Splitting support across too many channels
If users can reach you through email, chat, Twitter/X, Slack, Discord, contact forms, and founder DMs, things fall apart quickly unless volume and staffing justify it.
Pick a primary channel and make it clear.
Creating docs before patterns exist
It is fine to have a basic getting-started page early. But writing a giant knowledge base before you know the common questions is often wasted effort.
Support conversations should inform documentation, not the other way around.
Treating every support request as a feature request
Support is a signal, not a roadmap. Look for repeated patterns, affected user segments, and business impact before turning requests into priorities.
Buying enterprise software for startup problems
Many customer support software platforms for startups are marketed with big-company features: advanced routing, SLA logic, deep analytics, large-scale automation.
Those features are useful later. For an early team, they can slow you down more than they help.
A simple recommendation by stage
Pre-launch or first handful of users
Use:
- a support address
- a simple FAQ or docs page
Do not overcomplicate it.
Early traction with recurring support
Add:
- a shared inbox
- a lightweight help center
- simple tags for bugs, billing, and feature requests
This is where many startups should spend first.

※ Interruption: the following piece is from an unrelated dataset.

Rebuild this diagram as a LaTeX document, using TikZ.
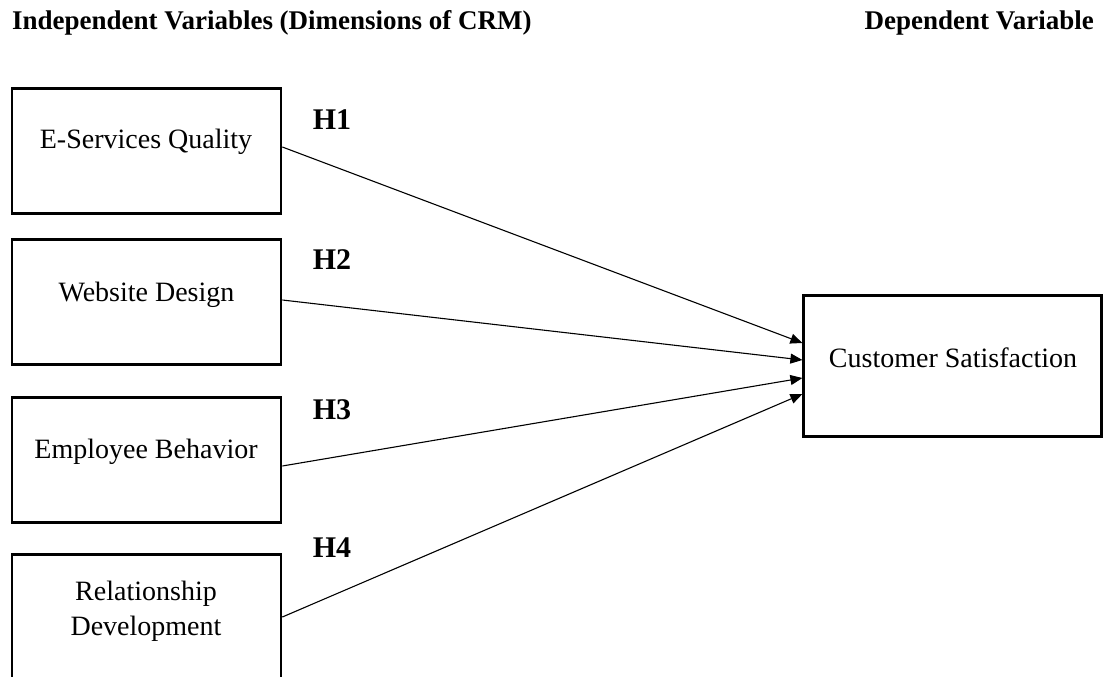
\documentclass[tikz,border=0pt]{standalone}
\usepackage{fontspec}
\setmainfont{Liberation Serif}
\usetikzlibrary{arrows.meta}
\begin{document}
\begin{tikzpicture}[x=1pt,y=-1pt,
 box/.style={draw, line width=2.2pt, minimum width=269pt, minimum height=125pt, inner sep=0pt},
 lbl/.style={font=\fontsize{28}{35}\selectfont, align=center, inner sep=0pt},
 hyp/.style={font=\fontsize{30}{34}\selectfont\bfseries, inner sep=0pt},
 head/.style={font=\fontsize{27}{32}\selectfont\bfseries, inner sep=0pt},
 arr/.style={line width=1.1pt, -{Triangle[length=12pt,width=10pt]}}]
\clip (0,0) rectangle (1103,677);
% headers
\node[head, anchor=west] (hi) at (12,23) {Independent Variables (Dimensions of CRM)};
\node[head, anchor=east] (hd) at (1094,23) {Dependent Variable};
% boxes
\node[box] (b1) at (146.75,151) {};
\node[box] (b2) at (146.75,302) {};
\node[box] (b3) at (146.75,460) {};
\node[box] (b4) at (146.75,617) {};
\node[box, minimum width=298pt, minimum height=141pt] (cs) at (952.5,366) {};
% texts
\node[lbl] (t1) at (146,142) {E-Services Quality};
\node[lbl] (t2) at (146.5,295) {Website Design};
\node[lbl] (t3) at (146,452) {Employee Behavior};
\node[lbl] (t4) at (146,611) {Relationship\\Development};
\node[lbl] (tc) at (953,358) {Customer Satisfaction};
% hypotheses
\node[hyp] (h1) at (332,120) {H1};
\node[hyp] (h2) at (332,260) {H2};
\node[hyp] (h3) at (332,410) {H3};
\node[hyp] (h4) at (332,548) {H4};
% arrows
\draw[arr] ([yshift=4pt]b1.east) -- ([yshift=23pt]cs.west);
\draw[arr] ([yshift=2pt]b2.east) -- ([yshift=6pt]cs.west);
\draw[arr] ([yshift=-6pt]b3.east) -- ([yshift=-12pt]cs.west);
\draw[arr] (b4.east) -- ([yshift=-28pt]cs.west);
\end{tikzpicture}
\end{document}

Growing support volume and more team involvement
Consider:
- a stronger shared inbox setup
- more structured knowledge base content
- limited automation
- chat if users genuinely need real-time help
When specialized tooling starts to make sense
Move up only when you can clearly justify it:
- multiple channels with real volume
- onboarding or sales conversations that benefit from chat
- a large enough user base to support self-serve docs investment
- repeated feedback patterns that need structured tracking
Final thoughts on startup customer support tools
The best startup customer support tools are usually the ones that match your current stage, not the ones with the longest feature list.
Before you have real users, simple email and lightweight docs are often enough. Once support volume grows, a shared inbox and basic knowledge base usually deliver the biggest gains. Live chat and more specialized startup help desk software make sense later, when they solve a real operational problem rather than a hypothetical one.
If you are evaluating options now, start by mapping your current support workflow, your weekly ticket volume, and your biggest support bottleneck. Then compare only the tool category you actually need. If helpful, you can use Toolpad’s reviewed tool pages and comparisons to narrow down shortlisted options after you have defined the stage you are in.
The right support setup should make your team more responsive and more informed, without turning support into its own full-time systems project.